What Made Jerry Garcia Great

On the 23rd anniversary of his death, some people are listening to Jerry Garcia’s music.
Not all people, but some people.
And that would have been fine with him.
“We’re like licorice,” Garcia once said of his iconic musical group The Grateful Dead. “Not everybody likes licorice, but the people who like licorice really like licorice.”
And that’s what made Garcia great. He didn’t try to make music that everyone would like. He tried to make music that he liked.
And some people really liked it.
“There was nothing he liked more than playing music in a band in front of dancing people,” said writer Blair Jackson. “He didn’t care if the group was acoustic or electric or if the audience was large or small — it was all about hearts and souls coming together through music.”
As a young man, Garcia was an invisible gem, a superstar in plain sight. He got into trouble in school, and his experience in the Army wasn’t much better. He preferred playing the guitar to answering roll call.
In fact, he preferred playing music to almost everything else. Once the the Grateful Dead formed, they developed a loyal group of fans known as Deadheads. They were the ones who liked licorice.
“We didn’t invent the Grateful Dead, the crowd invented the Grateful Dead,” Garcia would say. “We were just in line to see what was going to happen.”
What happened was that the Grateful Dead made history. They toured for decades.
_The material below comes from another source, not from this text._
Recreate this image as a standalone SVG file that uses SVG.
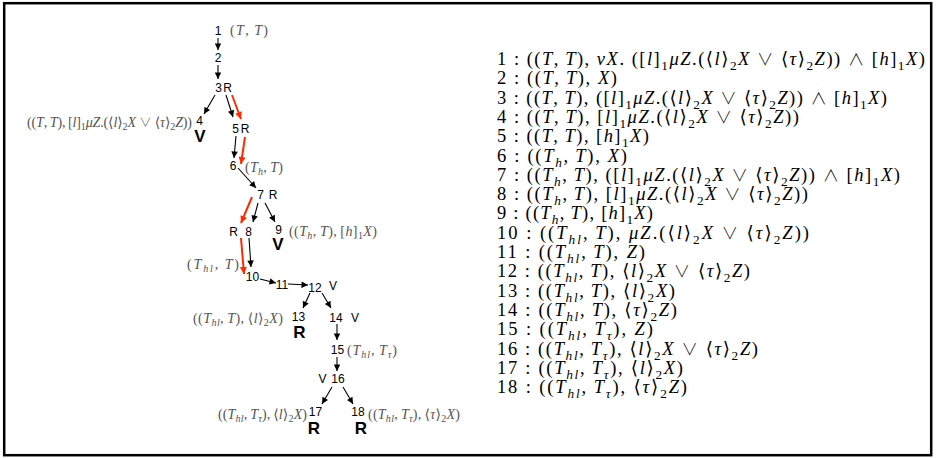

Garcia formed or played with other bands along the way. It was always about making music.
“You need music, I don’t know why,” he said. “It’s probably one of those Joseph Campbell questions, why we need ritual. We need magic and bliss, and power and myth, and celebration and religion in our lives and music is a good way to encapsulate a lot of it.”
So on the anniversary of his death, some people will listen to Grateful Dead songs. Like these from their last show.
With lyrics like these from “Black Muddy River,” the last song Garcia sang on stage, just a month before his death:
“I will walk alone by the black muddy river,
And sing me a song of my own.”
It’s a life lesson. Do what you love, and others may love it, too. The song of your own might be just the one that others want (and need) to hear.